Four teenage girls form a gang as an act of resistance in a country where chewing gum and feeding pigeons are illegal.

Sixteen-year-old tomboy Choo Xin Yu (Ranice Tay) seems like a misfit when she joins a highly competitive, elite all-girls school in Singapore. But she quickly befriends three others who share her rebellious nature. While the girls struggle to fit in, they pledge loyalty to each other and vow to start a gang as a form of resistance. When their rebellious acts — recorded by the girls on a camcorder — are discovered by their teacher, their lives are upended. What keeps haunting Choo may be more than just the ghost she suspects is in her room.

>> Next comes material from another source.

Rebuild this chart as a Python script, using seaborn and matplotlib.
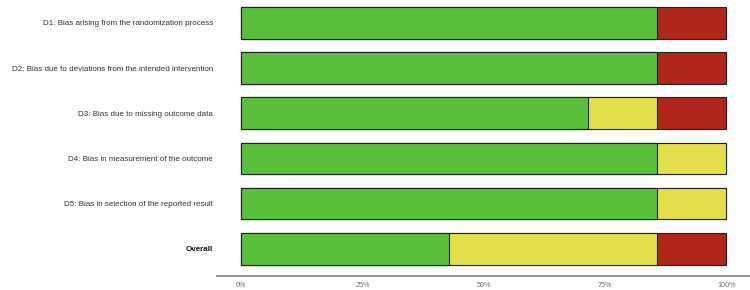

Singapore is a melting pot of Western and Eastern cultures, its famous half-fish, half-lion Merlion mascot perfectly representing the duality of this city-state. Despite its open-minded and multicultural façade, it is also a place with strict rules that are diligently followed by its conformist population. Sprinkled throughout Amoeba are subtle symbols best understood within their cultural context. Something seemingly innocent, like chewing gum for example, becomes an act of rebellion. The only way the girls find liberation is within the confines of a camcorder screen.
Siyou Tan’s debut feature is a profound exploration of paradoxical challenges that present themselves in our quest to establish community, identity, personal autonomy, and individuality.